Quels sont les thèmes que vous aimeriez voir davantage explorés par les écrivains africains pour éveiller la conscience des jeunes ?
N’importe quel thème peut éveiller une conscience. Ce n’est pas tant le sujet qui compte, c’est la manière dont on le traite. Une histoire d’amour dans un contexte socio-politique peut faire plus de dégâts qu’un essai pompeux. Un drame familial peut dire beaucoup sur une société. L’essentiel, c’est d’écrire avec honnêteté, sensibilité, profondeur. Les sujets qui nous touchent sont les plus puissants à transmettre.
Quels conseils donneriez-vous aux jeunes qui rêvent d’écrire, mais qui hésitent par peur du jugement ou du manque de moyens ?
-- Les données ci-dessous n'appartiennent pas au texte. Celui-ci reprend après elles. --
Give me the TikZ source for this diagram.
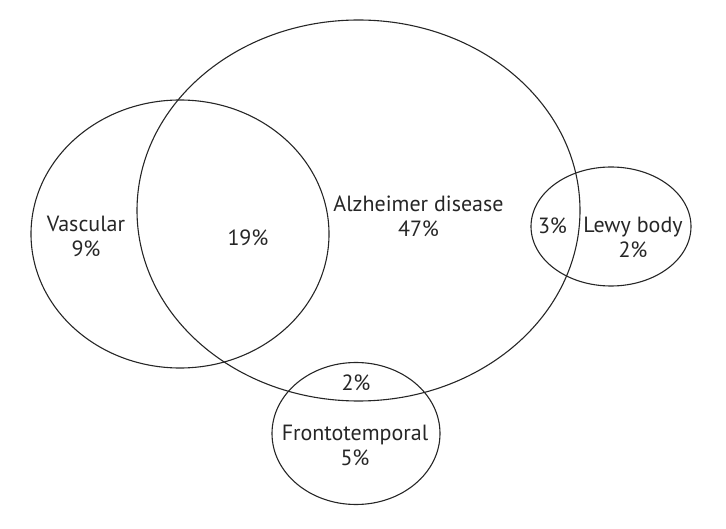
\documentclass[tikz,border=0pt]{standalone}
\usepackage{fontspec}
\setmainfont{PT Sans}
\begin{document}
\begin{tikzpicture}[x=1pt,y=-1pt,
  venn/.style={draw=black!85,line width=1.1pt},
  lbl/.style={font=\fontsize{22}{25}\selectfont,align=center,text=black!85,inner sep=0pt}]
\useasboundingbox (0,0) rectangle (726,529);
\draw[venn] (358.5,210.5) ellipse [x radius=221.5, y radius=190.5];
\draw[venn] (180,234) ellipse [x radius=149, y radius=134];
\draw[venn] (611,226.5) ellipse [x radius=80, y radius=59.5];
\draw[venn] (356,433.5) ellipse [x radius=84, y radius=71];
\node[lbl] (alz) at (418.5,216) {Alzheimer disease\\47\%};
\node[lbl] (vas) at (86,236) {Vascular\\9\%};
\node[lbl] (av) at (248,238) {19\%};
\node[lbl] (al) at (552.5,226) {3\%};
\node[lbl] (lew) at (633,237) {Lewy body\\2\%};
\node[lbl] (af) at (356,383) {2\%};
\node[lbl] (fro) at (355,445) {Frontotemporal\\5\%};
\end{tikzpicture}
\end{document}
Notre histoire nous appartient. Personne ne peut juger la manière dont on choisit de la raconter. Il faut se sentir libre. Libre de dire, libre d’écrire, libre de se planter aussi. Le style, la finesse, la profondeur : tout ça vient avec l’expérience. Ce qui compte, c’est de commencer. Écrire, c’est exister.
Avez-vous des projets littéraires ou audiovisuels en cours qui s’inscrivent dans cette dynamique d’éveil et d’autonomisation des jeunes ?
Oui, je travaille sur mon troisième roman, et je développe une série adaptée de mon tout premier roman. On reste dans cette volonté d’éveiller, de raconter des parcours, des histoires, de tendre un miroir à cette jeunesse qui ne demande qu’à se voir autrement.
Un dernier mot pour encourager la jeunesse à croire en son potentiel à travers la lecture, l’écriture et la narration d’histoires ?
Il faut une bonne dose de curiosité. Le reste vient avec le feu.
À travers ses mots, Charlène Danon ne se contente pas d’inspirer : elle nous convoque à l’action. Sa vision est claire — l’écriture est un acte de courage, un outil d’émancipation, un cri de vérité dans un monde saturé de bruit. À celles et ceux qui doutent encore de leur potentiel, elle oppose une foi simple mais puissante : celle du feu intérieur, de la curiosité, et du droit inaliénable de raconter son histoire.